§ TASK TO COMPLETE
Print, without altering anything, the lines from the one that holds "Convert this chart to Chart.js code." to the one that holds "1.23,1.56,2.5,1.83,0.5];", inclusive. No other lines belong in the output.

§ ENTRIES PROVIDED
------------------------------
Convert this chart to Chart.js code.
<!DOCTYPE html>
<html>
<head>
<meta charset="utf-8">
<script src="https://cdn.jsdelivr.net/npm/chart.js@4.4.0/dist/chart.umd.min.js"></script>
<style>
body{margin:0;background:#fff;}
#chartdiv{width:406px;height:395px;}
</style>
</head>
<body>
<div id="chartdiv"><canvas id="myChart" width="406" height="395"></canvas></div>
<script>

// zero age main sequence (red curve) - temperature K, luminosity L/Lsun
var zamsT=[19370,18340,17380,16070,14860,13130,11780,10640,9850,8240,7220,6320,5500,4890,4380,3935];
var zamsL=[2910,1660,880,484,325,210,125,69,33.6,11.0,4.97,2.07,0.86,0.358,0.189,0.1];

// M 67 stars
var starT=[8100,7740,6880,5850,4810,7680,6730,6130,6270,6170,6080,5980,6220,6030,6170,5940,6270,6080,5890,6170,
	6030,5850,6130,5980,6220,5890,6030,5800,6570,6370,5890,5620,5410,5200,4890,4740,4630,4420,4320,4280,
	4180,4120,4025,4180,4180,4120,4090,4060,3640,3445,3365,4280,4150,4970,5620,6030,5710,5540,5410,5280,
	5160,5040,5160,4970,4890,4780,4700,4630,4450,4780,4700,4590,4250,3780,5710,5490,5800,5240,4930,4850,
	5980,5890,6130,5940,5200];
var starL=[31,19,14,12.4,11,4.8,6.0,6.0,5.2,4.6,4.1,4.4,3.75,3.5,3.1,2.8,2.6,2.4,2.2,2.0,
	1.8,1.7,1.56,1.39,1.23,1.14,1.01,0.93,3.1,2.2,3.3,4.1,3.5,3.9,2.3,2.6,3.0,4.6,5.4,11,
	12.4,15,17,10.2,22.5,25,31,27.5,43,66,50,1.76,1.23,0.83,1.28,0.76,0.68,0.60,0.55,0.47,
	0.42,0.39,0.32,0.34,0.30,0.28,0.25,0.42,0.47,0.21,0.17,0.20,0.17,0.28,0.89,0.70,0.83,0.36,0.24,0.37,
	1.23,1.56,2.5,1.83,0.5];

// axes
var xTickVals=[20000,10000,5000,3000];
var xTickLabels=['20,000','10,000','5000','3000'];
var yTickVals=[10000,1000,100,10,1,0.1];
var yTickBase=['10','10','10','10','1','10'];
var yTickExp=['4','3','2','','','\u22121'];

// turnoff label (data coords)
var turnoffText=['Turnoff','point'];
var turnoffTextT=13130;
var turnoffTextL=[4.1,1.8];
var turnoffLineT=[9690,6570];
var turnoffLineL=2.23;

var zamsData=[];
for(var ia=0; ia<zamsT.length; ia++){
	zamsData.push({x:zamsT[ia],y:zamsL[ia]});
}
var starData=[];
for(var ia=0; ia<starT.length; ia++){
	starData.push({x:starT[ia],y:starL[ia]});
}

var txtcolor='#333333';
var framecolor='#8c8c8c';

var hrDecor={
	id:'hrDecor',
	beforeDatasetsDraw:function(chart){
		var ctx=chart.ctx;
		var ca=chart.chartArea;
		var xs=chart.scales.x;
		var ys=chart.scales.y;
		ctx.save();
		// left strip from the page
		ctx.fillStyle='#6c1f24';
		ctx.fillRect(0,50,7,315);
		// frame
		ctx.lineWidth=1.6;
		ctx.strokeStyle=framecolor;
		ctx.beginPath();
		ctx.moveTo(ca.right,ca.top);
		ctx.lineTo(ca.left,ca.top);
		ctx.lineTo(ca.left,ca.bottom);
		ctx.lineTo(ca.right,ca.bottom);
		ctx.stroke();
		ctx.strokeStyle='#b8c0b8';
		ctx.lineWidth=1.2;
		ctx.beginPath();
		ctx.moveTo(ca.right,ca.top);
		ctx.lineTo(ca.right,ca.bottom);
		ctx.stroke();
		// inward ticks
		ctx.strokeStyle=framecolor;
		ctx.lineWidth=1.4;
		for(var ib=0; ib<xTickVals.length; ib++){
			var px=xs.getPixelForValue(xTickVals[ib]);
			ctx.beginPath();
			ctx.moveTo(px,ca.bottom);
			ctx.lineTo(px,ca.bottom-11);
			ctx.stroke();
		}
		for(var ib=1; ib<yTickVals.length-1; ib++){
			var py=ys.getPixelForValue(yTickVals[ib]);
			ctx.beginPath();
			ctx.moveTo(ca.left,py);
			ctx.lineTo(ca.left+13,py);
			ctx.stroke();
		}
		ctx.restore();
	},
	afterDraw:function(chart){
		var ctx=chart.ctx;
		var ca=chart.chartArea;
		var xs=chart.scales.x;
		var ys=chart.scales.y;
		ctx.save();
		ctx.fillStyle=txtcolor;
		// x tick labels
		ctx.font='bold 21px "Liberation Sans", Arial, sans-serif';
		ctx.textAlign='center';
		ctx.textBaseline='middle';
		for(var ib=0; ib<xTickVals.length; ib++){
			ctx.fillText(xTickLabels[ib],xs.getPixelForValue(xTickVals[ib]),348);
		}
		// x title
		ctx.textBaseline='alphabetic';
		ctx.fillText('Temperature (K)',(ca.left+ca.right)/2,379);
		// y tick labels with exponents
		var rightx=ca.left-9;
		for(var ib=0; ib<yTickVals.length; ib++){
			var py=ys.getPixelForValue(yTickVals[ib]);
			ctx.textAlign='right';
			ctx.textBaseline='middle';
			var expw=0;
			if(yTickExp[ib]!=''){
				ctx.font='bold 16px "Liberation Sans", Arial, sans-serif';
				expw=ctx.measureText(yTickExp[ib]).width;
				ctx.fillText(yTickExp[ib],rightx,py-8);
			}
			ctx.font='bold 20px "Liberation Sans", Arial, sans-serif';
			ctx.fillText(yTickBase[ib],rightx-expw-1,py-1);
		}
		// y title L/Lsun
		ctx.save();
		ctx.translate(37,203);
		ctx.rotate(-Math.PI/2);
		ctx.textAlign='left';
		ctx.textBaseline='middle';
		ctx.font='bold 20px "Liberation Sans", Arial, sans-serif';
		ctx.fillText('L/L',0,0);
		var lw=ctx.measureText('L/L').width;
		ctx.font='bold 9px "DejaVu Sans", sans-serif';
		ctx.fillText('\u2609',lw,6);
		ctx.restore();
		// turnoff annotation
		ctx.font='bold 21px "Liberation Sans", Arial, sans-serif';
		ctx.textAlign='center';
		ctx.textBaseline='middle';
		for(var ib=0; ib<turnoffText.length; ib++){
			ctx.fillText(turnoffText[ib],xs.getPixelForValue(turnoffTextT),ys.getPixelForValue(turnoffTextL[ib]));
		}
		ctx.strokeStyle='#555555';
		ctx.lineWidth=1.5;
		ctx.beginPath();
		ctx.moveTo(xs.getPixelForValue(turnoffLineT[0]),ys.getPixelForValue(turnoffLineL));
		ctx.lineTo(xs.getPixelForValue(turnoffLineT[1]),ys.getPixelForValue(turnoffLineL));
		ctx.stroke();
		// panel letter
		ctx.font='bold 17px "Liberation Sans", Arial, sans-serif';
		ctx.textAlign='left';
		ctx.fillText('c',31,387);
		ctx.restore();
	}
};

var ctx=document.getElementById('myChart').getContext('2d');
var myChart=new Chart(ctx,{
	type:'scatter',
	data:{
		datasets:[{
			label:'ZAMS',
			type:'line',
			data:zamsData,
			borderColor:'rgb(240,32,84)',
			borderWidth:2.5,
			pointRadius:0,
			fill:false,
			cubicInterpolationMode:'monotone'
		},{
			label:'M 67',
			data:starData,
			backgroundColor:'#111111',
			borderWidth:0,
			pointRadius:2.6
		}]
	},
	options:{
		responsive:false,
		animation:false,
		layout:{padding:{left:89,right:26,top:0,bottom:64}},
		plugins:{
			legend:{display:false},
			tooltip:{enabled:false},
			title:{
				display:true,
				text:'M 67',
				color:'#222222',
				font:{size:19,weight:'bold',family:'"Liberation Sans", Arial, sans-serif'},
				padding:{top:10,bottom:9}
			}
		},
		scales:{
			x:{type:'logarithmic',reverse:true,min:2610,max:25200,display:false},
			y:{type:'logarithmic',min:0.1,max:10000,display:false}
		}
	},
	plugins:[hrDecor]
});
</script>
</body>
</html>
------------------------------
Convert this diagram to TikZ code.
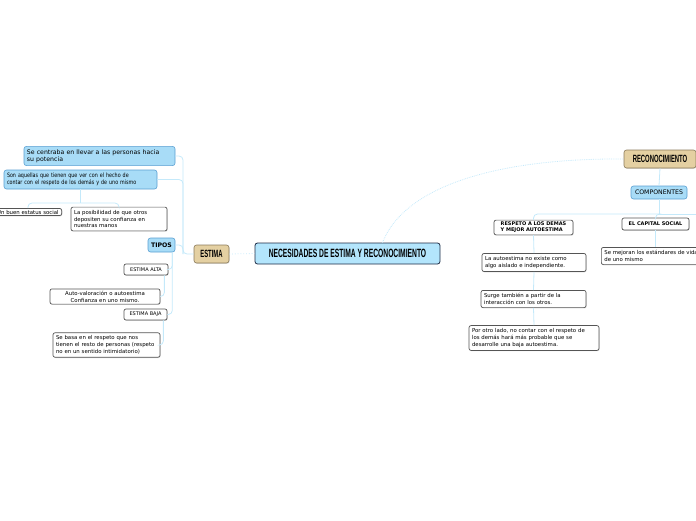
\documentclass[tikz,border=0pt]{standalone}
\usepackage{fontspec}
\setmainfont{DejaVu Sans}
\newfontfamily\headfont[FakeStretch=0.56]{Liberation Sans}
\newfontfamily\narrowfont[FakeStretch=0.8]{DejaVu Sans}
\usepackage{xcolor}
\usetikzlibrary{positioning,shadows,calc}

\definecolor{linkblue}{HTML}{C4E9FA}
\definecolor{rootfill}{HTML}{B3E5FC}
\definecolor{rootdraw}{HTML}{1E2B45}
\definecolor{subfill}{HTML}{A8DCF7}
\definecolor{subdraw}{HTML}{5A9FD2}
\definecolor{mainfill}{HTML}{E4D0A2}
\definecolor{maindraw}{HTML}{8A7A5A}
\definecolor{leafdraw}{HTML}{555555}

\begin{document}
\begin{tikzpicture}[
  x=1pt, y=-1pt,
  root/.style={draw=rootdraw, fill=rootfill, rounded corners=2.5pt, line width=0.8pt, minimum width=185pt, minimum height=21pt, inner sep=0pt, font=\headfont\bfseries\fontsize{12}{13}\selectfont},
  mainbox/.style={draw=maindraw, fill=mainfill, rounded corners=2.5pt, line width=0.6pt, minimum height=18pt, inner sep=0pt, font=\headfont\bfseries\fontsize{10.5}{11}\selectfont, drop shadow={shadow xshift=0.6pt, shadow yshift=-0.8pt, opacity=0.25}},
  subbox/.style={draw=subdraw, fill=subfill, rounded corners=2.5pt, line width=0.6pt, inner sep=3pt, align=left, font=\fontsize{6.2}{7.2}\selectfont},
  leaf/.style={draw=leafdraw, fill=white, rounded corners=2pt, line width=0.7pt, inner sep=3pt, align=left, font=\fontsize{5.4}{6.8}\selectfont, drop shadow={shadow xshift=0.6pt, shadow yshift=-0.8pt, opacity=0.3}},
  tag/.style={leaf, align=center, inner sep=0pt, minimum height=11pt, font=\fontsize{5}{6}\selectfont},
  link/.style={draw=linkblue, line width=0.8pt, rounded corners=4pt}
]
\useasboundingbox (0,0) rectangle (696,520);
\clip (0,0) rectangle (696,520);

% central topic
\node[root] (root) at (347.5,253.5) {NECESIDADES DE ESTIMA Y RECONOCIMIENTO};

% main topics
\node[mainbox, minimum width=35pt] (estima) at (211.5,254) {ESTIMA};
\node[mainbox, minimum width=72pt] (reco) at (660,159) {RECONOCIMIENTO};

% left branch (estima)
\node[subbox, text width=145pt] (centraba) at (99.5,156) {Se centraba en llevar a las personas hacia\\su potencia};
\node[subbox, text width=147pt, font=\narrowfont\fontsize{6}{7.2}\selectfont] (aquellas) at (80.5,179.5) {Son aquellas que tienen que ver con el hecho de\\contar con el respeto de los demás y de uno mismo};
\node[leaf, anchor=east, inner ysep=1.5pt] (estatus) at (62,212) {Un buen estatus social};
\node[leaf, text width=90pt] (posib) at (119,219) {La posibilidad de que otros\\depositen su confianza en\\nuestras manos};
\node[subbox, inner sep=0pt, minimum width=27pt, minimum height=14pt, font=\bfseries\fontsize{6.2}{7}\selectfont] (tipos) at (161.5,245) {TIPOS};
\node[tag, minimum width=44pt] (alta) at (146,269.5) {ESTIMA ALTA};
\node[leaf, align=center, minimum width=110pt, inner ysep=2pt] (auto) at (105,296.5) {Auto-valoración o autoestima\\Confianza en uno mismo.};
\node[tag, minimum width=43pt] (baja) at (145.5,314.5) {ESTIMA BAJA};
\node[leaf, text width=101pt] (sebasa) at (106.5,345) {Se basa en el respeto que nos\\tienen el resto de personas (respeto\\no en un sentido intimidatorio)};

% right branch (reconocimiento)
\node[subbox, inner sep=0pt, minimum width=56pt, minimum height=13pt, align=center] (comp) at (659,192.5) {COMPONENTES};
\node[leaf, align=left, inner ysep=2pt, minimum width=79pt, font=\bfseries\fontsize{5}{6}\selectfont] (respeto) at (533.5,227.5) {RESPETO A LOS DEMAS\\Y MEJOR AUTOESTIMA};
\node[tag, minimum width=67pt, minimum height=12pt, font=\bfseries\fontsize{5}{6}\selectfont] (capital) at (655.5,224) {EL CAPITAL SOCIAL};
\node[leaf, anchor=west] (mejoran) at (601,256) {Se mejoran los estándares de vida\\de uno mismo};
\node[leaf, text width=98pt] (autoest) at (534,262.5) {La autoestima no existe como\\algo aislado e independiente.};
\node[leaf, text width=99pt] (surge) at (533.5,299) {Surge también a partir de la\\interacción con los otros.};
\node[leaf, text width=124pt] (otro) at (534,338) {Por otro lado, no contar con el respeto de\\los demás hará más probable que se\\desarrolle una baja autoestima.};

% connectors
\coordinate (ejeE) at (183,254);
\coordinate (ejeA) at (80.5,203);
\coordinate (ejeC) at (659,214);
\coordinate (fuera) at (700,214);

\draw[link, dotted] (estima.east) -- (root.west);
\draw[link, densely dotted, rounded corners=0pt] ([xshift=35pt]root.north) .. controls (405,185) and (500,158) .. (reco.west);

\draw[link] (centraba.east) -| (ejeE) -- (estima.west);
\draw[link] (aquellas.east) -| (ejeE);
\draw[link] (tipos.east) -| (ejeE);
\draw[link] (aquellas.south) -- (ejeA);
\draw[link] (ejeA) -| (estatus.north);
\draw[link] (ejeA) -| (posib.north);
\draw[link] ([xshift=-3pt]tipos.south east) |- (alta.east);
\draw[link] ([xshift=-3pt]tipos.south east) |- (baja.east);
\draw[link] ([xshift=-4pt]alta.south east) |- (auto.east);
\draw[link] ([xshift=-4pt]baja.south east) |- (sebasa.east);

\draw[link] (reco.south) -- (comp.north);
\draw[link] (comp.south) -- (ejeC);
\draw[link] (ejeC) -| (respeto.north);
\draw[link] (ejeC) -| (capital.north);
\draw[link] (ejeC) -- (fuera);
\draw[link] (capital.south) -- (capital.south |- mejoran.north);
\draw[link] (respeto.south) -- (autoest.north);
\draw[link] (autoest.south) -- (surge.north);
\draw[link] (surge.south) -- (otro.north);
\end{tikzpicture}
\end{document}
------------------------------
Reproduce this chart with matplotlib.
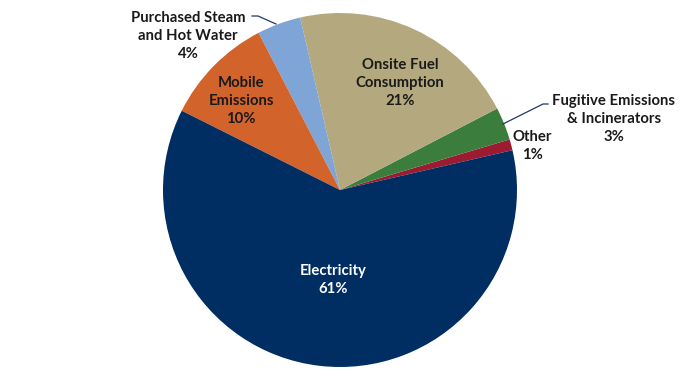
------------------------------
§ ANSWER TO THE PROBLEM
Convert this chart to Chart.js code.
<!DOCTYPE html>
<html>
<head>
<meta charset="utf-8">
<script src="https://cdn.jsdelivr.net/npm/chart.js@4.4.0/dist/chart.umd.min.js"></script>
<style>
body{margin:0;background:#fff;}
#chartdiv{width:406px;height:395px;}
</style>
</head>
<body>
<div id="chartdiv"><canvas id="myChart" width="406" height="395"></canvas></div>
<script>

// zero age main sequence (red curve) - temperature K, luminosity L/Lsun
var zamsT=[19370,18340,17380,16070,14860,13130,11780,10640,9850,8240,7220,6320,5500,4890,4380,3935];
var zamsL=[2910,1660,880,484,325,210,125,69,33.6,11.0,4.97,2.07,0.86,0.358,0.189,0.1];

// M 67 stars
var starT=[8100,7740,6880,5850,4810,7680,6730,6130,6270,6170,6080,5980,6220,6030,6170,5940,6270,6080,5890,6170,
	6030,5850,6130,5980,6220,5890,6030,5800,6570,6370,5890,5620,5410,5200,4890,4740,4630,4420,4320,4280,
	4180,4120,4025,4180,4180,4120,4090,4060,3640,3445,3365,4280,4150,4970,5620,6030,5710,5540,5410,5280,
	5160,5040,5160,4970,4890,4780,4700,4630,4450,4780,4700,4590,4250,3780,5710,5490,5800,5240,4930,4850,
	5980,5890,6130,5940,5200];
var starL=[31,19,14,12.4,11,4.8,6.0,6.0,5.2,4.6,4.1,4.4,3.75,3.5,3.1,2.8,2.6,2.4,2.2,2.0,
	1.8,1.7,1.56,1.39,1.23,1.14,1.01,0.93,3.1,2.2,3.3,4.1,3.5,3.9,2.3,2.6,3.0,4.6,5.4,11,
	12.4,15,17,10.2,22.5,25,31,27.5,43,66,50,1.76,1.23,0.83,1.28,0.76,0.68,0.60,0.55,0.47,
	0.42,0.39,0.32,0.34,0.30,0.28,0.25,0.42,0.47,0.21,0.17,0.20,0.17,0.28,0.89,0.70,0.83,0.36,0.24,0.37,
	1.23,1.56,2.5,1.83,0.5];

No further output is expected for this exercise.